En d’autres termes, pour que les afro-descendants puissent comprendre leur place en Belgique, ils doivent retourner en Afrique. C’est seulement à partir de là qu’ils peuvent comprendre comment, historiquement, l’appât du gain (ici, le caoutchouc) a mené Léopold II et ensuite la Belgique à produire la hiérarchie des races et comment cela s’est répercuté dans le présent des afro-descendants en Belgique. L’Afrique représente ici ce lieu de restauration – à défaut d’une Belgique qui présente leurs bourreaux en héros ; qui n’enseigne pas leur histoire ; qui interdit l’accès à leurs archives ; et qui criminalise leurs tentatives de retrouver la dignité.
La singularité des Noirs et des métis afro-descendants belges se trouve donc derrière cette nécessité de retourner en Afrique, c’est-à-dire de retourner dans l’histoire de la Belgique pour comprendre pourquoi celle-ci les a lâchés. Cette singularité explique aussi la nécessité de se battre sans relâche pour interrompre le discours de normalité, d’homogénéité de la communauté politique, d’harmonie d’une nation.
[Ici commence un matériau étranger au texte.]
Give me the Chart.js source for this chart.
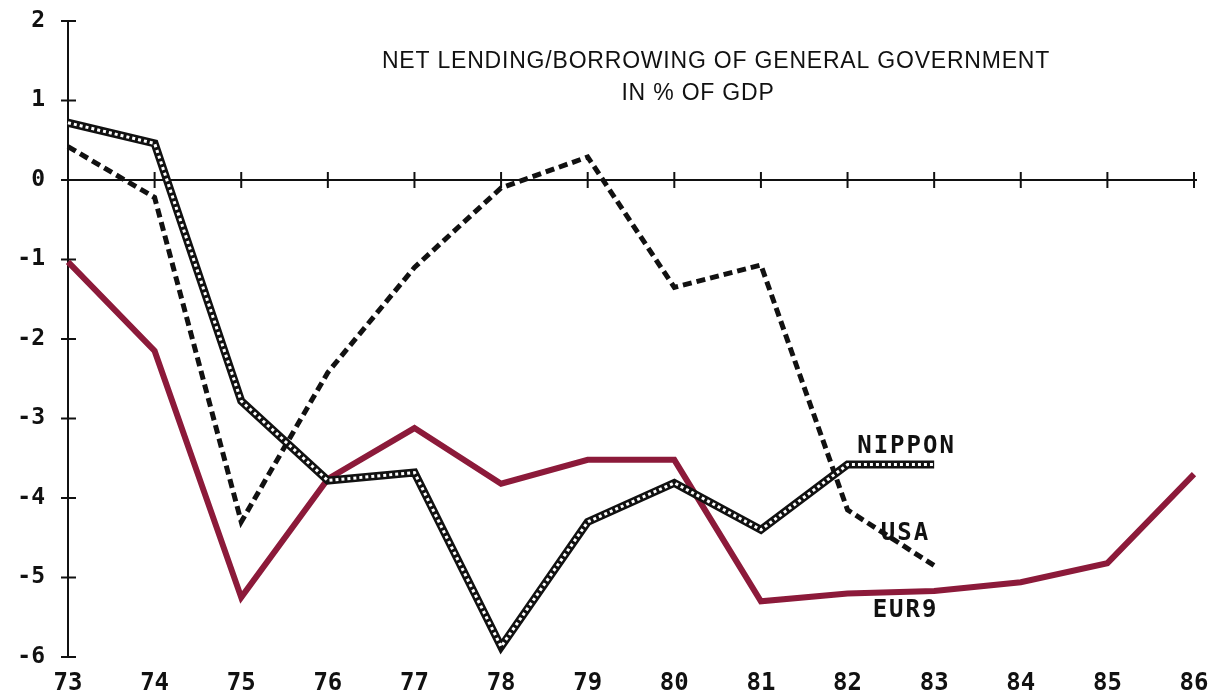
<!DOCTYPE html>
<html><head><meta charset="utf-8">
<script src="https://cdn.jsdelivr.net/npm/chart.js@4/dist/chart.umd.min.js"></script>
<style>html,body{margin:0;padding:0;background:#fff}#wrap{width:1214px;height:695px}</style>
</head><body><div id="wrap"><canvas id="c" width="1214" height="695"></canvas></div>
<script>
// ---- data ----
const years = ['73','74','75','76','77','78','79','80','81','82','83','84','85','86'];
const yTickValues = [2, 1, 0, -1, -2, -3, -4, -5, -6];
const eur9   = [-1.03, -2.15, -5.25, -3.76, -3.12, -3.82, -3.52, -3.52, -5.30, -5.20, -5.17, -5.06, -4.82, -3.70];
const usa    = [0.42, -0.22, -4.30, -2.42, -1.10, -0.10, 0.29, -1.35, -1.07, -4.15, -4.85];
const nippon = [0.72, 0.46, -2.78, -3.78, -3.68, -5.87, -4.30, -3.81, -4.40, -3.58, -3.58];
const seriesNames = ['EUR9', 'USA', 'NIPPON'];
const titleLines = ['NET LENDING/BORROWING OF GENERAL GOVERNMENT', 'IN % OF GDP'];

const monoFont = '"DejaVu Sans Mono", "Liberation Mono", monospace';

const axesPlugin = {
  id: 'crossAxes',
  beforeDatasetsDraw(chart) {
    const {ctx, chartArea: a, scales: {x, y}} = chart;
    ctx.save();
    ctx.strokeStyle = '#111';
    ctx.lineWidth = 2;
    ctx.beginPath();
    ctx.moveTo(a.left, y.getPixelForValue(yTickValues[0]));
    ctx.lineTo(a.left, y.getPixelForValue(yTickValues[yTickValues.length - 1]));
    ctx.stroke();
    yTickValues.forEach(v => {
      const py = y.getPixelForValue(v);
      ctx.beginPath(); ctx.moveTo(a.left - 7, py); ctx.lineTo(a.left + 8, py); ctx.stroke();
    });
    const y0 = y.getPixelForValue(0);
    ctx.beginPath(); ctx.moveTo(a.left, y0); ctx.lineTo(a.right + 3, y0); ctx.stroke();
    years.forEach((_, i) => {
      const px = x.getPixelForValue(i);
      ctx.beginPath(); ctx.moveTo(px, y0 - 8); ctx.lineTo(px, y0 + 8); ctx.stroke();
    });
    ctx.restore();
  }
};

const textPlugin = {
  id: 'texts',
  afterDraw(chart, args, opts) {
    const {ctx, scales: {x, y}} = chart;
    ctx.save();
    ctx.fillStyle = '#111';
    ctx.font = '23px "Liberation Sans", Arial, sans-serif';
    ctx.textAlign = 'center';
    ctx.textBaseline = 'alphabetic';
    ctx.letterSpacing = '0.8px';
    opts.title.forEach((t, i) => ctx.fillText(titleLines[i], t[0], t[1]));
    ctx.font = 'bold 24px ' + monoFont;
    ctx.letterSpacing = '2px';
    ctx.textBaseline = 'middle';
    chart.data.datasets.forEach(ds => {
      if (!ds.seriesLabel) return;
      const off = opts.labelOffsets[ds.label];
      const px = x.getPixelForValue(opts.anchorIndex) + off[0];
      const py = y.getPixelForValue(ds.data[opts.anchorIndex]) + off[1];
      ctx.fillText(ds.label, px, py);
    });
    ctx.restore();
  }
};

new Chart(document.getElementById('c'), {
  type: 'line',
  data: {
    labels: years,
    datasets: [
      {label: seriesNames[2] + ' inner', data: nippon, borderColor: '#ffffff', borderWidth: 3,
       borderDash: [3, 3], pointRadius: 0, tension: 0, order: 0},
      {label: seriesNames[2], seriesLabel: true, data: nippon, borderColor: '#111', borderWidth: 8,
       pointRadius: 0, tension: 0, order: 1},
      {label: seriesNames[1], seriesLabel: true, data: usa, borderColor: '#111', borderWidth: 5,
       borderDash: [9, 5], borderCapStyle: 'butt', pointRadius: 0, tension: 0, order: 2},
      {label: seriesNames[0], seriesLabel: true, data: eur9, borderColor: '#8c1a3a', borderWidth: 6,
       pointRadius: 0, tension: 0, order: 3}
    ]
  },
  options: {
    responsive: false,
    animation: false,
    layout: {padding: {top: 21, right: 20, left: 0, bottom: 0}},
    plugins: {
      legend: {display: false},
      tooltip: {enabled: false},
      texts: {
        title: [[716, 68], [698, 100]],
        anchorIndex: 9,
        labelOffsets: {NIPPON: [59, -18], USA: [58, 24], EUR9: [58, 17]}
      }
    },
    scales: {
      x: {
        type: 'category', offset: false,
        grid: {display: true, drawOnChartArea: false, drawTicks: true, tickLength: 12,
               tickColor: 'rgba(0,0,0,0)', color: 'rgba(0,0,0,0)'},
        border: {display: false},
        ticks: {color: '#111', font: {family: monoFont, size: 24, weight: 'bold'}, padding: 0,
                maxRotation: 0, autoSkip: false},
        afterFit: s => { s.height = 38; }
      },
      y: {
        min: -6, max: 2,
        afterBuildTicks: s => { s.ticks = yTickValues.map(v => ({value: v})); },
        grid: {display: true, drawOnChartArea: false, drawTicks: true, tickLength: 20,
               tickColor: 'rgba(0,0,0,0)', color: 'rgba(0,0,0,0)'},
        border: {display: false},
        ticks: {color: '#111', font: {family: monoFont, size: 23, weight: 'bold'}, padding: 3,
                callback: v => String(v)},
        afterFit: s => { s.width = 68; }
      }
    }
  },
  plugins: [axesPlugin, textPlugin]
});
</script>
</body></html>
Interruption politique et reconnaissance juridique
Le film est l’un de ces moments intenses d’interruption politique. Il constitue donc une autre brique qui s’ajoute à la longue et lente constitution de la communauté politique noire et métisse en Belgique. Mais une telle lutte a des conséquences : elle fait de ces afro-descendants des Congolais, Rwandais et Burundais à part entière qui sont désormais concernés par la violence de la Belgique contre leurs autres patries qui se situent en Afrique des Grands Lacs.
C’est cela qui dédouble leur lutte. La lutte des afro-descendants belges devient à la fois une lutte contre le racisme et l’exclusion qu’ils subissent en Belgique et une lutte contre tout positionnement paternaliste et néocolonial de la Belgique en Afrique des Grands Lacs. Voilà pourquoi ces afro-descendants dénoncent aujourd’hui l’exploitation du caoutchouc et l’extraction du coltan – deux métaphores qui symbolisent la complicité et le silence de la Belgique.
Pour finir, en interrogeant le lien entre la violence coloniale et les violences extractivistes à la fois anciennes et contemporaines, ce film constitue une contribution à la consolidation d’une communauté politique noire et métisse en Belgique. Il s’attaque au refus, pour la Belgique, de penser une nation plurielle où les particularités des Noirs et des métis devraient être sérieusement considérées ; c’est-à-dire juridiquement reconnues. Cette reconnaissance implique des droits spécifiques pour l’égalisation des conditions matérielles de vie des Belges. Une telle mesure ne serait pas d’ordre identitaire ; elle relèverait de l’idéal démocratique et irait dans le sens de la consolidation d’une nation qui a oublié certains de ses filles et fils.